Florence Berthout: «De toute évidence, lorsque vous préparez les repas sur place vous avez besoin de plus de personnel que s’il s’agissait simplement d’ouvrir une barquette et de la réchauffer. Mais cela nécessite surtout, en amont, des process d’organisation extrêmement méthodiques et pointilleux. Par exemple, nous essayons de faire en sorte que de plus en plus de nos légumes nous arrivent déjà pelés. Je vous parlais tout à l’heure des solides acquis sur lesquels nous pouvons aujourd’hui nous appuyer. Le troisième pilier est la déprécarisation des personnels. Les fidéliser supposait d’avoir une politique RH digne de ce nom, et à mon arrivée au poste, nous nous y sommes attelés.»

C’est-à-dire? 

Florence Berthout: «Nous avons veillé à maintenir une politique salariale adaptée. Les salariés engagés en CDD sont passés en CDI. Nous avons mis en place plusieurs primes annuelles qui viennent les récompenser. De plus, nous leur proposons des formations. Techniques, mais pas seulement. En maîtrise de la langue française aussi. Celles-ci sont sanctionnées par un diplôme et peuvent donc ouvrir à une évolution de carrière plus facile. Aujourd’hui, cet aspect RH fonctionne très bien. Pour preuve, nous sommes l’une des rares Caisses des Écoles à n’avoir jamais connu aucune grève, ce qui prouve le bon climat social!»

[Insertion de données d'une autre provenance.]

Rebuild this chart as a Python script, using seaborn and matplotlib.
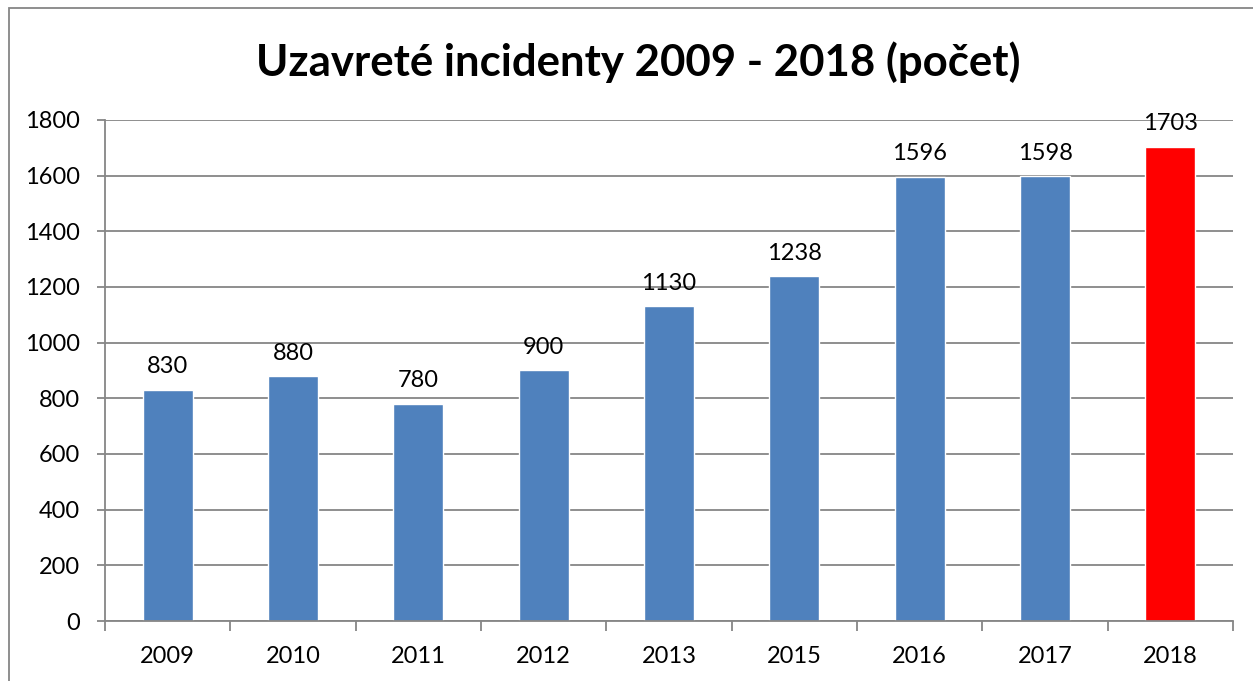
import matplotlib
matplotlib.use("Agg")
import matplotlib.pyplot as plt
import seaborn as sns
import pandas as pd
from matplotlib.patches import Rectangle

years = ["2009", "2010", "2011", "2012", "2013", "2015", "2016", "2017", "2018"]
counts = [830, 880, 780, 900, 1130, 1238, 1596, 1598, 1703]
colors = ["#4F81BD"] * 8 + ["#FF0000"]

df = pd.DataFrame({"rok": years, "pocet": counts})

sns.set_style("white")
plt.rcParams["font.family"] = ["Lato", "DejaVu Sans"]

fig = plt.figure(figsize=(12.53, 6.81), dpi=100)
ax = fig.add_axes([0.0838, 0.088, 0.9002, 0.736])

sns.barplot(data=df, x="rok", y="pocet", hue="rok", palette=colors,
            width=0.4, legend=False, ax=ax, saturation=1)

ax.set_ylim(0, 1800)
ax.set_xlim(-0.5, len(years) - 0.5)
ax.set_yticks(range(0, 1801, 200))
ax.yaxis.grid(True, color="#868686", linewidth=1.3)
ax.set_axisbelow(True)
for s in ["top", "right"]:
    ax.spines[s].set_visible(False)
for s in ["left", "bottom"]:
    ax.spines[s].set_color("#868686")
    ax.spines[s].set_linewidth(1.3)

ax.set_xlabel("")
ax.set_ylabel("")
ax.tick_params(axis="both", labelsize=17, colors="#868686", labelcolor="black",
               length=6, width=1.3, direction="out")
ax.tick_params(axis="y", pad=12)
ax.tick_params(axis="x", pad=18)
ax.set_xticks([i - 0.5 for i in range(len(years) + 1)], minor=True)
ax.tick_params(axis="x", which="major", length=0)
ax.tick_params(axis="x", which="minor", length=7, width=1.3, colors="#868686")
ax.yaxis.set_ticks_position("left")
ax.xaxis.set_ticks_position("bottom")

for i, v in enumerate(counts):
    ax.text(i, v + 45, str(v), ha="center", va="bottom", fontsize=17,
            color="black")

fig.text(0.509, 0.909, "Uzavreté incidenty 2009 - 2018 (počet)", ha="center",
         va="center", fontsize=31.5, fontweight="bold", color="black")

fig.patches.append(Rectangle((9 / 1253, -0.1), 1.2, 1.1 - 8 / 681,
                             transform=fig.transFigure, fill=False,
                             edgecolor="#868686", linewidth=1.3))

fig.savefig("out.png", dpi=100)
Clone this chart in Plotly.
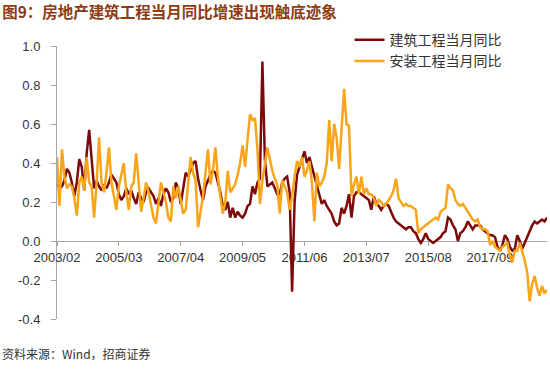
import plotly.graph_objects as go
import pandas as pd

# 建筑工程当月同比 (monthly, from 2003/02)
construction = [
    0.30, 0.27, 0.28, 0.31, 0.37, 0.35, 0.30, 0.23, 0.30, 0.42,
    0.38, 0.26, 0.45, 0.57, 0.42, 0.27, 0.31, 0.28, 0.26, 0.29,
    0.27, 0.30, 0.34, 0.32, 0.30, 0.24, 0.21, 0.23, 0.27, 0.24,
    0.26, 0.22, 0.19, 0.25, 0.22, 0.20, 0.25, 0.27, 0.25, 0.23,
    0.19, 0.22, 0.18, 0.24, 0.27, 0.25, 0.20, 0.22, 0.30, 0.27,
    0.19, 0.26, 0.35, 0.33, 0.37, 0.40, 0.41, 0.32, 0.26, 0.21,
    0.28, 0.31, 0.34, 0.36, 0.35, 0.30, 0.25, 0.18, 0.16, 0.20,
    0.12, 0.17, 0.12, 0.15, 0.13, 0.12, 0.14, 0.18, 0.19, 0.28,
    0.24, 0.30, 0.32, 0.92, 0.42, 0.28, 0.29, 0.30, 0.27, 0.24,
    0.24, 0.30, 0.32, 0.33, 0.25, -0.26, 0.20, 0.34, 0.38, 0.42,
    0.46, 0.40, 0.43, 0.38, 0.33, 0.28, 0.24, 0.19, 0.21, 0.18,
    0.16, 0.14, 0.10, 0.08, 0.09, 0.17, 0.14, 0.18, 0.24, 0.12,
    0.23, 0.25, 0.25, 0.24, 0.23, 0.22, 0.21, 0.16, 0.23, 0.19,
    0.18, 0.16, 0.18, 0.19, 0.18, 0.15, 0.12, 0.10, 0.09, 0.08,
    0.07, 0.06, 0.07, 0.07, 0.05, 0.04, 0.01, -0.01, 0.01, 0.04,
    0.01, 0.00, -0.01, 0.00, 0.01, 0.02, 0.04, 0.05, 0.12, 0.11,
    0.08, 0.06, 0.00, 0.04, 0.05, 0.07, 0.10, 0.08, 0.06, 0.08,
    0.08, 0.08, 0.06, 0.05, 0.04, 0.03, 0.03, 0.02, -0.03, -0.05,
    -0.02, 0.03, 0.01, -0.03, -0.05, -0.04, 0.03, 0.00, -0.04, -0.01,
    0.02, 0.05, 0.08, 0.10, 0.09, 0.10, 0.11, 0.10, 0.12,
]

# 安装工程当月同比 (monthly, from 2003/02)
installation = [
    0.43, 0.18, 0.47, 0.33, 0.27, 0.29, 0.28, 0.22, 0.13, 0.30,
    0.33, 0.26, 0.43, 0.30, 0.28, 0.12, 0.30, 0.53, 0.30, 0.25,
    0.35, 0.48, 0.30, 0.22, 0.16, 0.28, 0.35, 0.40, 0.25, 0.16,
    0.28, 0.30, 0.45, 0.30, 0.15, 0.22, 0.30, 0.25, 0.18, 0.12,
    0.09, 0.20, 0.30, 0.25, 0.20, 0.12, 0.10, 0.28, 0.22, 0.28,
    0.20, 0.14, 0.16, 0.30, 0.43, 0.35, 0.31, 0.07, 0.15, 0.23,
    0.35, 0.47, 0.29, 0.36, 0.48, 0.33, 0.23, 0.14, 0.20, 0.36,
    0.25, 0.27, 0.29, 0.34, 0.40, 0.49, 0.38, 0.52, 0.65, 0.62,
    0.63, 0.47, 0.19, 0.31, 0.40, 0.48, 0.42, 0.36, 0.32, 0.29,
    0.14, 0.31, 0.28, 0.25, 0.16, 0.23, 0.33, 0.41, 0.38, 0.43,
    0.33, 0.36, 0.41, 0.30, 0.10, 0.35, 0.28, 0.30, 0.33, 0.40,
    0.62, 0.41, 0.60, 0.53, 0.37, 0.58, 0.78, 0.60, 0.59, 0.23,
    0.29, 0.33, 0.24, 0.33, 0.24, 0.27, 0.24, 0.24, 0.22, 0.18,
    0.21, 0.20, 0.18, 0.19, 0.21, 0.23, 0.26, 0.32, 0.22, 0.20,
    0.18, 0.19, 0.18, 0.18, 0.17, 0.16, 0.04, 0.06, 0.07, 0.08,
    0.09, 0.10, 0.11, 0.12, 0.11, 0.15, 0.16, 0.17, 0.29, 0.27,
    0.26, 0.21, 0.19, 0.18, 0.19, 0.17, 0.15, 0.13, 0.11, 0.10,
    0.11, 0.07, 0.06, 0.06, 0.05, -0.02, 0.00, -0.03, -0.04, -0.05,
    -0.03, -0.02, -0.01, -0.08, -0.11, -0.05, -0.05, -0.01, -0.05, -0.10,
    -0.16, -0.31, -0.22, -0.18, -0.24, -0.28, -0.23, -0.27, -0.25,
]

months = [p.strftime("%Y/%m") for p in pd.period_range("2003-02", periods=len(construction), freq="M")]
x_tick_labels = ["2003/02", "2005/03", "2007/04", "2009/05", "2011/06", "2013/07", "2015/08", "2017/09"]
y_tick_values = [-0.4, -0.2, 0.0, 0.2, 0.4, 0.6, 0.8, 1.0]
y_tick_labels = ["-0.4", "-0.2", "0.0", "0.2", "0.4", "0.6", "0.8", "1.0"]

DARK_RED = "#7D0A0A"
ORANGE = "#F9A51A"
AXIS_GRAY = "#A6A6A6"
TEXT = "#333333"
FONT = "Liberation Sans, Arial, sans-serif"
CJK = "Noto Sans CJK SC, sans-serif"

# plot area in pixels: left 57, right 547, top 20 (legend room), bottom 319
M_L, M_R, M_T, M_B = 57, 3, 20, 51
PLOT_H = 370 - M_T - M_B
PLOT_W = 550 - M_L - M_R
Y_TOP_FRAC = (370 - M_B - 46) / PLOT_H  # y=1.0 sits at pixel row 46

fig = go.Figure()
fig.add_trace(go.Scatter(x=months, y=construction, mode="lines", name="建筑工程当月同比",
                         line=dict(color=DARK_RED, width=2.5)))
fig.add_trace(go.Scatter(x=months, y=installation, mode="lines", name="安装工程当月同比",
                         line=dict(color=ORANGE, width=2.5)))

fig.update_layout(
    width=550, height=370,
    margin=dict(l=M_L, r=M_R, t=M_T, b=M_B, autoexpand=False),
    paper_bgcolor="white", plot_bgcolor="white",
    font=dict(family=FONT, size=13, color=TEXT),
    title=dict(text="<b>图9：房地产建筑工程当月同比增速出现触底迹象</b>",
               x=0.004, xanchor="left", xref="container",
               y=1 - 13 / 370, yanchor="middle", yref="container",
               font=dict(family=CJK, size=15.5, color="#8E3B12")),
    legend=dict(x=0.597, xanchor="left", y=0.986, yanchor="top",
                font=dict(family=CJK, size=14, color=TEXT),
                bgcolor="rgba(0,0,0,0)", tracegroupgap=0),
    showlegend=True,
    xaxis=dict(type="category", range=[0, len(months) - 1],
               tickmode="array", tickvals=x_tick_labels, ticktext=x_tick_labels,
               anchor="free", position=Y_TOP_FRAC * 0.4 / 1.4,
               showline=True, linecolor=AXIS_GRAY, linewidth=1,
               ticks="outside", ticklen=4, tickcolor=AXIS_GRAY,
               showgrid=False, zeroline=False, layer="below traces",
               automargin=False,
               tickangle=0, tickfont=dict(size=13, color=TEXT)),
    yaxis=dict(range=[-0.4, 1.0], domain=[0, Y_TOP_FRAC], tickmode="array",
               tickvals=y_tick_values, ticktext=y_tick_labels,
               showline=True, linecolor=AXIS_GRAY, linewidth=1,
               ticks="outside", ticklen=5, tickcolor=AXIS_GRAY,
               ticklabelstandoff=8, automargin=False,
               showgrid=False, zeroline=False, layer="below traces",
               tickfont=dict(size=13, color=TEXT)),
)

fig.add_annotation(text="资料来源：Wind，招商证券", xref="paper", yref="paper",
                   x=-M_L / PLOT_W, xanchor="left", y=-(353 - (370 - M_B)) / PLOT_H, yanchor="middle",
                   showarrow=False, font=dict(family=CJK, size=12, color=TEXT))

fig.write_html("out.html",
               config={"displayModeBar": False},
               post_script="document.body.style.margin='0';document.body.style.overflow='hidden';")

Revenons à l’approvisionnement. Quels sont les principaux avantages à fonctionner en circuits courts?

Florence Berthout: «L’avantage est double. Puisqu’il n’y a plus aucun intermédiaire entre les petits producteurs et nous, nous pouvons mieux les rémunérer… tout en dépensant moins! Il est même triple car l’on peut aussi beaucoup plus facilement s’adapter de part et d’autre. Si, par exemple, un problème de production survient chez l’un de ces producteurs, on diffèrera simplement ce qu’on a prévu, et on trouvera facilement et rapidement une alternative.»

Le bio peut faire peur à certains, ne serait-ce que par son coût supposé. Avez-vous eu un travail de pédagogie à mener auprès de vos administrés?

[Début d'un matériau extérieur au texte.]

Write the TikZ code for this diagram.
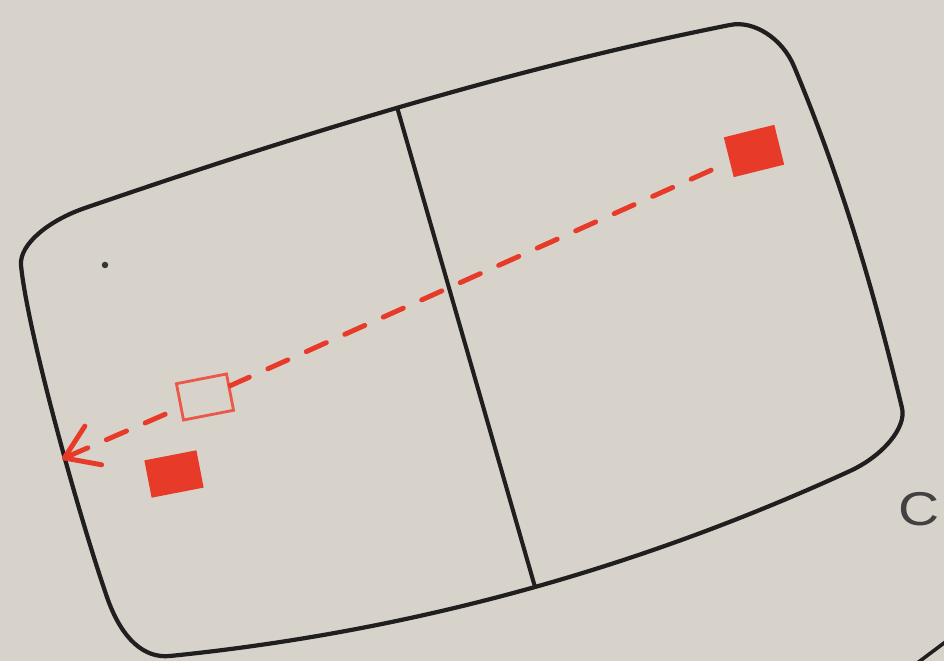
\documentclass[tikz,border=0pt]{standalone}
\usepackage{fontspec}
\setmainfont{Liberation Sans}
\usetikzlibrary{arrows.meta}
\definecolor{paper}{RGB}{215,210,202}
\definecolor{ink}{RGB}{32,30,30}
\definecolor{sigred}{RGB}{232,58,40}
\begin{document}
\begin{tikzpicture}[x=0.02cm,y=-0.02cm,
  outline/.style={draw=ink,line width=2.4pt,line join=round},
  fillsq/.style={rectangle,fill=sigred,draw=none,inner sep=0pt},
  opensq/.style={rectangle,fill=paper,draw=sigred!85!white,line width=1.6pt,inner sep=0pt},
  trail/.style={draw=sigred,line width=2.8pt,line cap=round,dash pattern=on 12.5pt off 11.5pt},
  lbl/.style={text=ink!85,font=\fontsize{27}{27}\selectfont,inner sep=0pt}
]
\fill[paper] (0,0) rectangle (944,661);
\useasboundingbox (0,0) rectangle (944,661);

% screen outline
\draw[outline] (85,208) .. controls (48.1,220.7) and (19.35,244.6) .. (21,265)
  .. controls (27,330) and (80,520) .. (108,600)
  .. controls (122.3,639) and (144,658.6) .. (170,656)
  .. controls (397,633) and (623,575) .. (850,471)
  .. controls (883.3,455.6) and (906.7,427.3) .. (902,408)
  .. controls (874.6,294) and (841.9,181) .. (794.3,67)
  .. controls (782.6,38.4) and (753.65,20.05) .. (730,25)
  .. controls (518,67) and (300,134) .. (85,208) -- cycle;

% divider
\draw[ink,line width=2.3pt] (397,107) -- (535,587);

% neighbouring outline fragment
\draw[ink,line width=2pt] (916,664) -- (948,640);

% marks
\node[fillsq,minimum width=1.04cm,minimum height=0.82cm,rotate=14] (sqA) at (754,151) {};
\node[opensq,minimum width=1.02cm,minimum height=0.74cm,rotate=11] (sqB) at (205,397) {};
\node[fillsq,minimum width=1.06cm,minimum height=0.76cm,rotate=11] (sqC) at (174,474) {};
\node[circle,fill=ink!90,inner sep=0pt,minimum size=0.13cm] (dot) at (105,265) {};
\coordinate (tip) at (62,459);

\draw[trail,dash phase=12.5pt] (sqA) -- (sqB);
\draw[trail,dash phase=15pt,-{Straight Barb[length=18pt,width=24pt,round]}] (sqB) -- (tip);

\node[lbl] (lab) at (919,509) {\scalebox{1.2}[1]{C}};
\end{tikzpicture}
\end{document}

Florence Berthout: «Bien au contraire! Les parents sont absolument ravis. Lorsque la Maire de Paris a voulu centraliser toutes les Caisses des Écoles au motif d’un passage généralisé au bio, j’ai organisé des petits-déjeuners pour en discuter. Chaque fois, j’avais 150 parents d’élèves qui répondaient présents! Ils étaient tous vent debout. Ils avaient parfaitement compris que si l’on centralisait toutes les Caisses d’Écoles parisiennes non seulement nous n’aurions plus la main sur les menus, mais l’approvisionnement en filières courtes et durables allait forcément disparaître.»

Pourquoi donc? 

Florence Berthout: «Nous servons environ 3 500 repas par jour, auxquels s’ajoutent les goûters. Il est bien évident que le producteur laitier qui nous fournit ces 3 500 repas ne pourrait en aucun cas nous en livrer 100 000! Les producteurs à taille humaine n’auraient pas pu répondre à ce marché.»

Selon vous, pourquoi ce modèle n’est toujours pas suivi par les autres Caisses des Ecoles parisiennes? 

Florence Berthout: «Avant que la loi Agriculture et Alimentation soit promulguée en 2018, les rapporteurs sont venus nous voir. Ils ont pu vérifier combien notre modèle économique était viable. Certes, comme toutes les cantines, il est très largement subventionné, mais il faut savoir que notre coût matières (c’est-à-dire le contenu de l’assiette) est inférieur à la moyenne parisienne. Alors pourquoi le modèle n’est pas suivi, je ne sais pas. Il est vrai que c’est un boulot titanesque. Et cela nécessite d’avoir, à la tête de votre Caisse, des collaborateurs extrêmement investis. Dans le 5ème arrondissement, ce sujet constitue un véritable enjeu politique (au sens étymologique du terme) dont mes collaborateurs se sont immédiatement emparés. On n’entre pas dans cette démarche si l’on n’y croit pas profondément soi-même!»

Pour conclure, quels sont vos autres principaux «chantiers» en matière de transition écologique?

Florence Berthout: «Le principal concerne la végétalisation. Pour ce faire, nous veillons à co-construire avec la Ville plutôt que d’entretenir des rapports de force. J’ai été force de proposition pour la création de jardins partagés à Paris, et nous en avons désormais trois dans l’arrondissement. Nous sommes en train d’emménager une promenade santé sur le Boulevard Saint-Marcel. Il sera organisé autour d’une douzaine d’équipements sportifs, avec un agrandissement des parcelles végétales. Nous travaillons aussi beaucoup sur les rues aux écoles, dans lesquelles nous bloquons la circulation. Par exemple, je viens tout juste de demander la fermeture de la rue de Pontoise et celle de Poissy. Et, ce n’est pas toujours possible mais si on peut le faire, alors nous végétalisons ces espaces. Car c’est incontestablement un plus.»